You'll also know you are out of your lane when your in-laws invite you to bring your young children for a visit but then you feel uber responsible to keep everyone happy, the house as clean as it would normally be, and your kids from jumping on the guest beds and screaming at the top of their lungs (even though they are way off their nap schedule...)
Somehow, when others pull you into their lanes, your job becomes disproportionally large, while theirs diminishes in size.
And it often ends with resentment, anger, frustration, broken relationships.
What to do about it is easier said than done.
Stay solidly grounded in your own lane.
Consider these steps...
Start with noticing itchy feelings and take stock. It is easy to ignore itchy feelings at first, but they grow and become itchier. Annoyance becomes anger, resentment can turn into an explosion.
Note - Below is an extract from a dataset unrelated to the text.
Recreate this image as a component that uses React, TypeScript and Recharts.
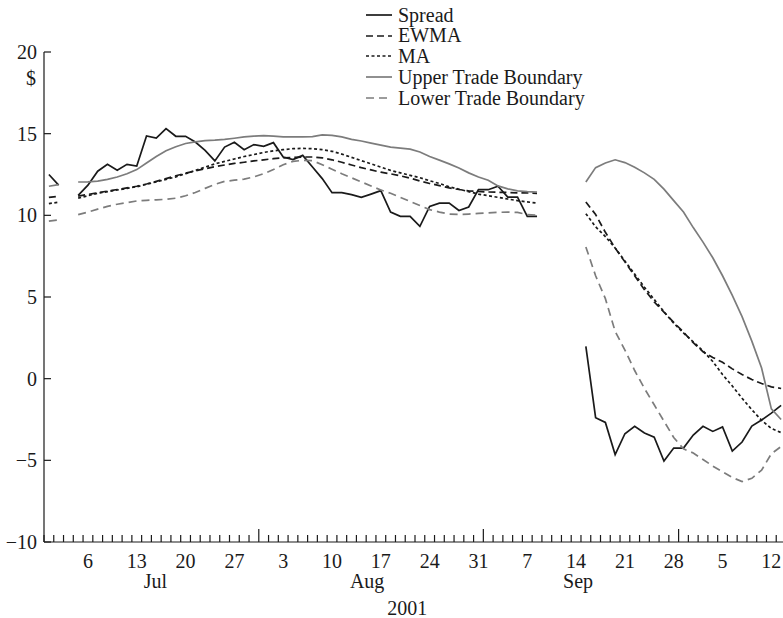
import React from 'react';
import { LineChart, Line, XAxis, YAxis, Legend } from 'recharts';

// trading days (weekdays) from 2 Jul 2001 to 15 Oct 2001
const tradingDays = [
  'Jul 2','Jul 3','Jul 4','Jul 5','Jul 6','Jul 9','Jul 10','Jul 11','Jul 12','Jul 13',
  'Jul 16','Jul 17','Jul 18','Jul 19','Jul 20','Jul 23','Jul 24','Jul 25','Jul 26','Jul 27',
  'Jul 30','Jul 31','Aug 1','Aug 2','Aug 3','Aug 6','Aug 7','Aug 8','Aug 9','Aug 10',
  'Aug 13','Aug 14','Aug 15','Aug 16','Aug 17','Aug 20','Aug 21','Aug 22','Aug 23','Aug 24',
  'Aug 27','Aug 28','Aug 29','Aug 30','Aug 31','Sep 3','Sep 4','Sep 5','Sep 6','Sep 7',
  'Sep 10','Sep 11','Sep 12','Sep 13','Sep 14','Sep 17','Sep 18','Sep 19','Sep 20','Sep 21',
  'Sep 24','Sep 25','Sep 26','Sep 27','Sep 28','Oct 1','Oct 2','Oct 3','Oct 4','Oct 5',
  'Oct 8','Oct 9','Oct 10','Oct 11','Oct 12','Oct 15',
];

const spread = [
  12.5, 11.85, null, 11.22, 11.85, 12.7, 13.12, 12.76, 13.12, 13.02,
  14.86, 14.73, 15.31, 14.84, 14.84, 14.49, 13.98, 13.33, 14.18, 14.47,
  14.02, 14.33, 14.22, 14.45, 13.57, 13.41, 13.67, 12.96, 12.25, 11.39,
  11.39, 11.27, 11.1, 11.3, 11.51, 10.2, 9.94, 9.94, 9.33, 10.55,
  10.75, 10.75, 10.3, 10.51, 11.57, 11.57, 11.78, 11.12, 11.12, 9.94,
  9.94, null, null, null, null, 1.98, -2.39, -2.68, -4.65, -3.37,
  -2.92, -3.33, -3.58, -5.04, -4.25, -4.25, -3.45, -2.92, -3.23, -2.96,
  -4.43, -3.88, -2.9, -2.53, -2.11, -1.63,
];

const ewma = [
  11.1, 11.17, null, 11.18, 11.28, 11.38, 11.48, 11.58, 11.68, 11.78,
  11.92, 12.08, 12.25, 12.42, 12.58, 12.72, 12.85, 12.98, 13.08, 13.18,
  13.25, 13.33, 13.4, 13.47, 13.52, 13.55, 13.57, 13.57, 13.52, 13.4,
  13.25, 13.08, 12.92, 12.78, 12.64, 12.54, 12.42, 12.28, 12.1, 11.95,
  11.82, 11.68, 11.58, 11.5, 11.46, 11.43, 11.41, 11.4, 11.38, 11.37,
  11.35, null, null, null, null, 10.82, 10.05, 8.96, 8.0, 7.15,
  6.3, 5.45, 4.7, 4.07, 3.45, 2.85, 2.2, 1.65, 1.3, 1.0,
  0.6, 0.25, -0.05, -0.3, -0.5, -0.6,
];

const ma = [
  10.72, 10.8, null, 11.05, 11.2, 11.35, 11.45, 11.55, 11.65, 11.75,
  11.9, 12.05, 12.2, 12.35, 12.55, 12.75, 12.95, 13.15, 13.3, 13.45,
  13.6, 13.72, 13.85, 13.95, 14.02, 14.08, 14.1, 14.08, 14.02, 13.92,
  13.75, 13.55, 13.35, 13.15, 12.95, 12.75, 12.6, 12.45, 12.3, 12.12,
  11.95, 11.75, 11.6, 11.45, 11.3, 11.2, 11.1, 11.0, 10.9, 10.82,
  10.75, null, null, null, null, 10.1, 9.3, 8.7, 8.0, 7.2,
  6.4, 5.6, 4.85, 4.1, 3.4, 2.8, 2.25, 1.7, 1.05, 0.25,
  -0.45, -1.2, -1.9, -2.55, -3.05, -3.3,
];

const upper = [
  11.78, 11.88, null, 12.04, 12.05, 12.1, 12.2, 12.35, 12.55, 12.8,
  13.2, 13.6, 13.95, 14.2, 14.4, 14.5, 14.57, 14.6, 14.65, 14.72,
  14.8, 14.85, 14.88, 14.85, 14.8, 14.8, 14.8, 14.82, 14.92, 14.9,
  14.8, 14.65, 14.55, 14.42, 14.3, 14.18, 14.12, 14.05, 13.88, 13.6,
  13.38, 13.15, 12.9, 12.6, 12.35, 12.15, 11.8, 11.62, 11.5, 11.45,
  11.42, null, null, null, null, 12.04, 12.92, 13.2, 13.4, 13.23,
  12.95, 12.6, 12.2, 11.6, 10.9, 10.2, 9.25, 8.36, 7.4, 6.3,
  5.1, 3.8, 2.3, 0.65, -1.85, -2.5,
];

const lower = [
  9.65, 9.72, null, 10.04, 10.2, 10.38, 10.55, 10.68, 10.78, 10.88,
  10.92, 10.95, 10.98, 11.05, 11.2, 11.4, 11.65, 11.9, 12.08, 12.15,
  12.22, 12.35, 12.55, 12.8, 13.1, 13.3, 13.37, 13.35, 13.1, 12.82,
  12.55, 12.3, 12.05, 11.8, 11.55, 11.35, 11.1, 10.85, 10.6, 10.35,
  10.2, 10.08, 10.05, 10.08, 10.12, 10.15, 10.18, 10.2, 10.18, 10.05,
  10.0, null, null, null, null, 8.06, 6.3, 4.9, 2.9, 1.75,
  0.5, -0.6, -1.6, -2.6, -3.6, -4.3, -4.55, -4.95, -5.35, -5.7,
  -6.05, -6.3, -6.1, -5.6, -4.6, -4.15,
];

// x-axis labels (positions are trading-day indices)
const dayLabels = ['6', '13', '20', '27', '3', '10', '17', '24', '31', '7', '14', '21', '28', '5', '12'];
const dayLabelIdx = [4, 9, 14, 19, 24, 29, 34, 39, 44, 49, 54, 59, 64, 69, 74];
const monthLabels = ['Jul', 'Aug', 'Sep'];
const monthLabelPos = [10.9, 32.6, 54.2];
const monthBoundaries = [21.5, 44.5, 64.5];
const yearLabel = '2001';
const yearPos = 36.7;
const yTicks = [-10, -5, 0, 5, 10, 15, 20];

const data = tradingDays.map((d, i) => ({
  t: i,
  date: d,
  spread: spread[i],
  ewma: ewma[i],
  ma: ma[i],
  upper: upper[i],
  lower: lower[i],
}));

const dayBoundaries = tradingDays.map((_, i) => i - 0.5).concat([tradingDays.length - 0.5]);
const xTicks = [...dayBoundaries, ...dayLabelIdx, ...monthLabelPos, yearPos];

const FONT = '"Liberation Serif", "Times New Roman", serif';
const BLACK = '#1a1a1a';
const GRAY = '#7c7c7c';
const AXIS_Y = 542;
const AXIS_X = 44;

const seriesStyle = [
  { key: 'spread', name: 'Spread', color: BLACK, dash: undefined as string | undefined },
  { key: 'ewma', name: 'EWMA', color: BLACK, dash: '7 4' },
  { key: 'ma', name: 'MA', color: BLACK, dash: '3 2.5' },
  { key: 'upper', name: 'Upper Trade Boundary', color: GRAY, dash: undefined },
  { key: 'lower', name: 'Lower Trade Boundary', color: GRAY, dash: '8 5' },
];

const XTick = (props: any) => {
  const { x, payload } = props;
  const v = payload.value;
  const di = dayLabelIdx.indexOf(v);
  if (di >= 0) {
    return (
      <text x={x} y={568} textAnchor="middle" fontFamily={FONT} fontSize={20} fill={BLACK}>
        {dayLabels[di]}
      </text>
    );
  }
  const mi = monthLabelPos.indexOf(v);
  if (mi >= 0) {
    return (
      <text x={x} y={588} textAnchor="middle" fontFamily={FONT} fontSize={20} fill={BLACK}>
        {monthLabels[mi]}
      </text>
    );
  }
  if (v === yearPos) {
    return (
      <text x={x} y={615} textAnchor="middle" fontFamily={FONT} fontSize={20} fill={BLACK}>
        {yearLabel}
      </text>
    );
  }
  const major = monthBoundaries.includes(v);
  return (
    <line x1={x} x2={x} y1={AXIS_Y} y2={AXIS_Y - (major ? 13 : 7)} stroke={BLACK} strokeWidth={1.2} />
  );
};

const YTick = (props: any) => {
  const { y, payload } = props;
  const v = payload.value as number;
  const label = v < 0 ? '\u2212' + Math.abs(v) : String(v);
  return (
    <g>
      <line x1={AXIS_X} x2={AXIS_X + 7} y1={y} y2={y} stroke={BLACK} strokeWidth={1.2} />
      <text x={37} y={y + 7} textAnchor="end" fontFamily={FONT} fontSize={20} fill={BLACK}>
        {label}
      </text>
      {v === 20 && (
        <text x={31} y={y + 33} textAnchor="middle" fontFamily={FONT} fontSize={20} fill={BLACK}>
          $
        </text>
      )}
    </g>
  );
};

const LegendContent = () => (
  <div style={{ fontFamily: FONT, fontSize: 20, color: BLACK, lineHeight: '20.75px' }}>
    {seriesStyle.map((s) => (
      <div key={s.key} style={{ display: 'flex', alignItems: 'center', height: 20.75, whiteSpace: 'nowrap' }}>
        <svg width={26} height={10} style={{ marginRight: 6 }}>
          <line x1={0} x2={26} y1={5} y2={5} stroke={s.color} strokeWidth={1.7} strokeDasharray={s.dash} />
        </svg>
        <span>{s.name}</span>
      </div>
    ))}
  </div>
);

export default function App() {
  return (
    <div
      style={{
        position: 'absolute',
        left: 0,
        top: 0,
        width: 783,
        height: 618,
        overflow: 'hidden',
        background: '#fff',
      }}
    >
      <LineChart
        width={800}
        height={618}
        data={data}
        margin={{ top: 52, right: 14, left: 0, bottom: 0 }}
      >
        <XAxis
          dataKey="t"
          type="number"
          domain={[-0.5, 75.5]}
          ticks={xTicks}
          interval={0}
          tick={<XTick />}
          tickLine={false}
          tickSize={0}
          tickMargin={0}
          axisLine={{ stroke: BLACK, strokeWidth: 1.2 }}
          height={76}
          allowDataOverflow
        />
        <YAxis
          type="number"
          domain={[-10, 20]}
          ticks={yTicks}
          interval={0}
          tick={<YTick />}
          tickLine={false}
          tickSize={0}
          tickMargin={0}
          axisLine={{ stroke: BLACK, strokeWidth: 1.2 }}
          width={AXIS_X}
          allowDataOverflow
        />
        <Legend
          layout="horizontal"
          verticalAlign="middle"
          align="center"
          content={<LegendContent />}
          wrapperStyle={{ left: 366, top: 4.6, width: 'auto', height: 'auto' }}
        />
        {seriesStyle.map((s) => (
          <Line
            key={s.key}
            dataKey={s.key}
            name={s.name}
            type="linear"
            stroke={s.color}
            strokeWidth={1.7}
            strokeDasharray={s.dash}
            dot={false}
            activeDot={false}
            connectNulls={false}
            isAnimationActive={false}
          />
        ))}
      </LineChart>
    </div>
  );
}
Those feelings are there for a reason and are important sources of information that remind you about something that matters. Don't ignore them. Notice, get curious.
Re-familiarize yourself with your own lane. For many people, perhaps you included, it is easier to dabble around in other people's lanes than to do the hard work of getting to know our own. What am I responsible for? What is actually my job in all of this? What can I control? What work do I need to do?
Be compassionate with yourself about your strategies for letting yourself be pulled by others. Others pull us, but the truth is that we often are easy to pull. We want the safety of doing what others expect, the love that we believe is ours if we "fix", the approval we are sure to get when we make things "right." We can choose to be gentle and forgiving of ourselves, as we learn to recognize why we do what we do.
Be courageous about speaking your truth. This is where the rubber hits the road. Learn to say "no." "Not yet." "I know you can do it." "I'm sorry you are uncomfortable." "I believe in you." "I can't fix it for you, but I can listen as you talk it through."
Staying solidly in our own lane takes awareness and confidence. And it also allows us to actually do what is ours to do, control what is ours to control. And by doing that, we show up as our best selves for those we care about.
Actions, aligned with values, support optimal health.